$1.2 trillion deficit seen, with jobless rate of 8%

— The Obama administration forecast the federal budget deficit at $1.21 trillion this year, down from $1.33 trillion projected in February, as government spending slows.

The president’s Office of Management and Budget said in an update of its economic forecasts Friday that unemployment will average 8 percent this year, unchanged from about 8 percent the administration predicted five months ago.

Economic growth from the fourth quarter of 2011 to the fourth quarter of this year is projected to be 2.6 percent.
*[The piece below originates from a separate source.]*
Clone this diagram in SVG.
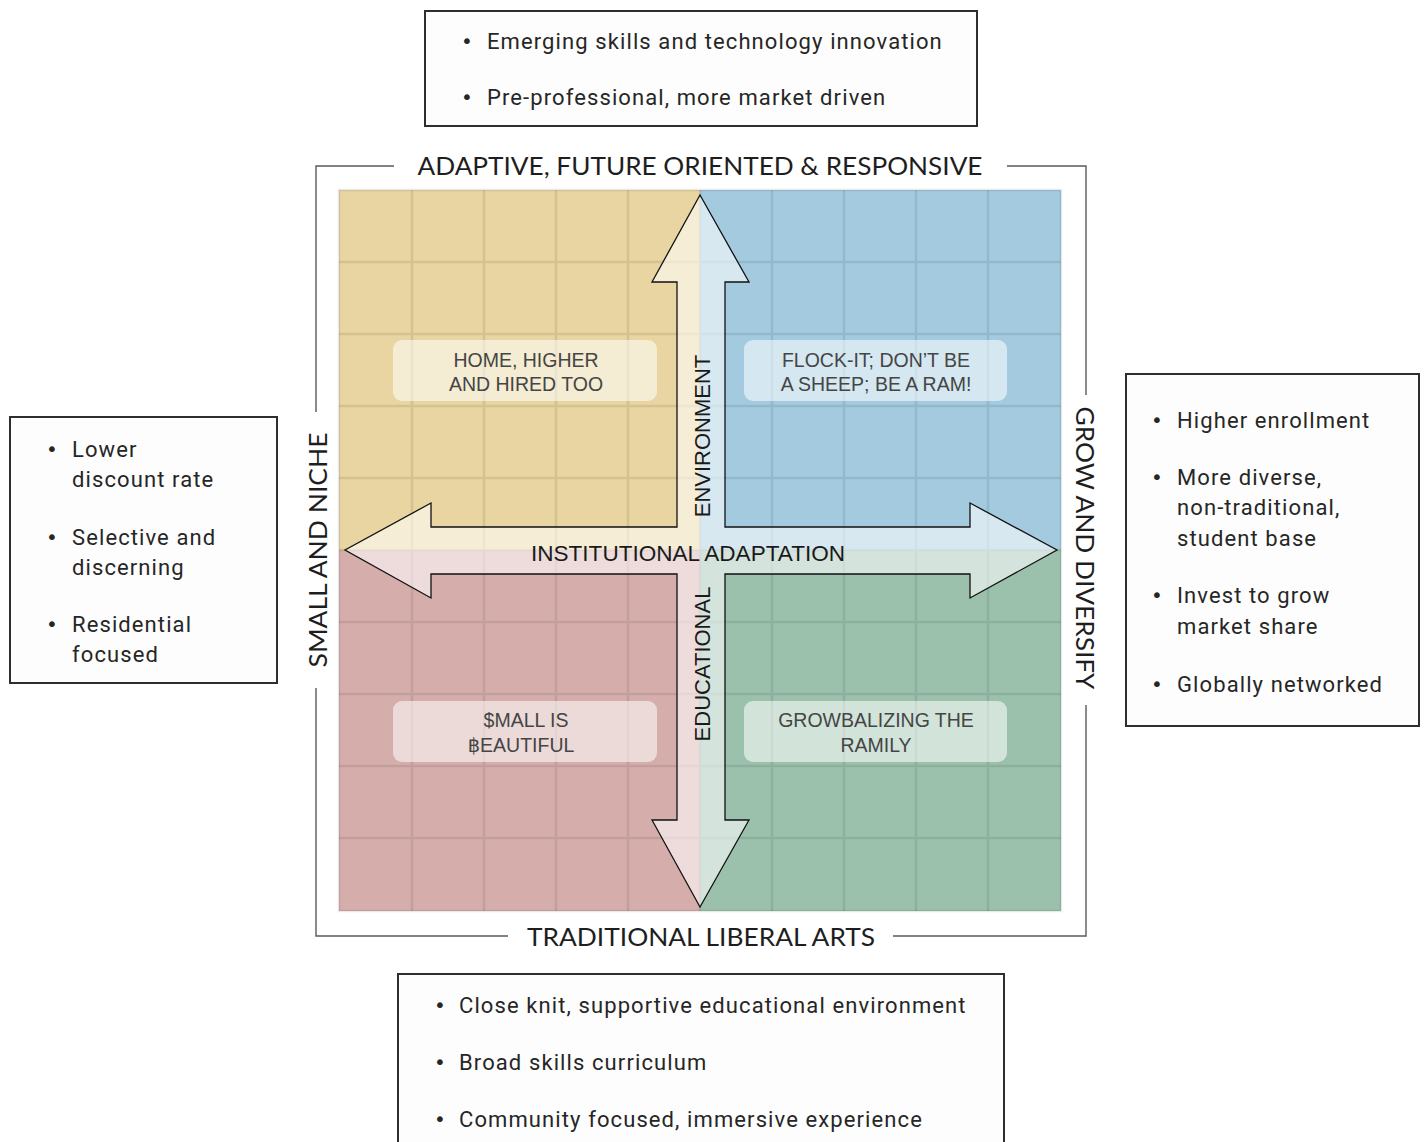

While that’s lower than the administration said it expected in February for that fiscal year - 3 percent - it remains higher than the forecasts of private economists.
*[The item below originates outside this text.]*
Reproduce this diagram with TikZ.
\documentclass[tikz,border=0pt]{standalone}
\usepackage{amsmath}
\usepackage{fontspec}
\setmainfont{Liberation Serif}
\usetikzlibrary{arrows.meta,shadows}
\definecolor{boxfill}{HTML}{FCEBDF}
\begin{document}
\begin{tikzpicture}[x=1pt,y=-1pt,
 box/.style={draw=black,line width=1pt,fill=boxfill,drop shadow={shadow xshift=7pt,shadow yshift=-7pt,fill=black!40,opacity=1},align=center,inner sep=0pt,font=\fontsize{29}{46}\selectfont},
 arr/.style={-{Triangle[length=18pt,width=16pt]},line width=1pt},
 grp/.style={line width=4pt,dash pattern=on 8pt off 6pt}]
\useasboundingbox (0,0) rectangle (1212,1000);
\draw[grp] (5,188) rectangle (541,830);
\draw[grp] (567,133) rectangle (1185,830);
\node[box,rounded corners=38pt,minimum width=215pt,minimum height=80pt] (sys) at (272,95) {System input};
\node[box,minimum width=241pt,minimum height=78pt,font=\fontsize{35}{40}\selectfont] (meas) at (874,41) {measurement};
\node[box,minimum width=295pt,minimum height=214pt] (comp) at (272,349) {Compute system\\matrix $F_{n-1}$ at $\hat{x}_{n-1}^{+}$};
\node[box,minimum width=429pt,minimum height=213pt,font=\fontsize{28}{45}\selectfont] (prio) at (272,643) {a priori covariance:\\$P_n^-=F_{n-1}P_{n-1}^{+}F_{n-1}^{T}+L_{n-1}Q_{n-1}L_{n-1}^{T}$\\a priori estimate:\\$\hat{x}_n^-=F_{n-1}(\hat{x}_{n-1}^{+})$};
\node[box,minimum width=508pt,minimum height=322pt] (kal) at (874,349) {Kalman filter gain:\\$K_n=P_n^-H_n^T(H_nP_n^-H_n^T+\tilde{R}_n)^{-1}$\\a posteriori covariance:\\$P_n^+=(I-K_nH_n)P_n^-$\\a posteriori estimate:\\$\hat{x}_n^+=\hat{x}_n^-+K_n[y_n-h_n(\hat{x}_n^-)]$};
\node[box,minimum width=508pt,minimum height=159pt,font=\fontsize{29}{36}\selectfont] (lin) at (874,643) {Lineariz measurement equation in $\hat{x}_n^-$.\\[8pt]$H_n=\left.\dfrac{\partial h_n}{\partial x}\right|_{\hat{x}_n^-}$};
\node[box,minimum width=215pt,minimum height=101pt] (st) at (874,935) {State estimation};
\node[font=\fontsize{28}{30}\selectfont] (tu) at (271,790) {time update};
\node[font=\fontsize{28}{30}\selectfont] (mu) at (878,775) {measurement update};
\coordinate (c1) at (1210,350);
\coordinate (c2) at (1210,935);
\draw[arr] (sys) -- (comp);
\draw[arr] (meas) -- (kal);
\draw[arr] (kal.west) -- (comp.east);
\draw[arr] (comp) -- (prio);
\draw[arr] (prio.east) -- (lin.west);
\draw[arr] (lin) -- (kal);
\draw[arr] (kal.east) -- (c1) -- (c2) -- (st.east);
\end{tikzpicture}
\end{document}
“Economic and financial fragility in the euro area remains a significant risk to the U.S. recovery and to the global economy,” according to the report, written by White House economists. “Despite these headwinds, the administration expects economic growth to continue at a moderate pace in 2012 and 2013 and to pick up in 2014.”

The economy is a dominant issue for the election campaign as President Barack Obama runs for a second term against presumptive Republican nominee Mitt Romney. The White House reports show Obama will have run deficits exceeding $1 trillion during his four year term.

Even though jobs are probably the top political issue in the Nov. 6 election, the deficit will be part of the debate, said Stan Collender, partner with Qorvis Communications LLC in Washington and a veteran budget analyst in Congress.

Obama and congressional Republicans remain at odds over how to reduce budget shortfalls. Unless a compromise is reached before Dec. 31, the government will come to a so-called fiscal cliff when $607 billion of automatic spending cuts and tax increases are triggered, which risks slowing the economy further or plunging the nation back into a recession.

Earlier Friday, the Commerce Department reported in Washington that the U.S. economy expanded at a 1.5 percent annual rate in the second quarter after a revised 2 percent gain in the first three months of the year, as a continuing weak job market caused consumers to pare spending. Consumer spending accounts for about 70 percent of the economy.

The White House budget office’s projected economic expansion of 2.6 percent for the fiscal year is more optimistic than the outlook of private economists. The median forecast of 55 economists surveyed by Bloomberg News July 6 to July 10 is for gross-domestic product growth of 2.1 percent over the period.

The administration’s forecast showed the GDP, the value of all goods and services, unchanged at 2.6 percent in 2013, rising to 4 percent in 2014.

Jared Bernstein, former chief economist to Vice President Joe Biden, said the 2.6 percent growth forecast for this year and next “may be a bit hopeful but it’s not outside the realm of possibility.”

“Housing was definitely pulling the economy down, now it’s pretty clearly bumping along at the bottom,” Bernstein said. “That’s less of a drag on growth in the second half” of this year.

The White House deficit projection for this year declined primarily because Congress has blocked many of Obama’s tax and spending plans.

“In the February budget, much of the cost of these proposals was estimated to occur in 2012,” the review says. The current forecast “estimates that these costs will largely shift to 2013 and later years, which reduces the 2012 deficit.”

The deficit for 2013, the amount of spending that exceeds revenue, is forecast at $991 billion, up from $901 billion in the February forecast, because of lower tax collections than expected five months ago and the shift in costs of temporary jobs proposals. Administration economists said they expect a budget shortfall of $661billion in 2014, little changed from $668 billion projected in February.

Deficit forecasts may have little validity beyond this year, partly because they assume enactment of Obama’s tax-increase proposals for individuals with incomes of more than $200,000 and families earning more than $250,000 a year in January. Lawmakers may postpone many tax and spending decisions until after the November elections, and their actions may affect the deficit by hundreds of billions of dollars.

The nonpartisan Congressional Budget Office will issue its version of the midsession budget review next month, spokesman Deborah Kilroe said in an e-mail.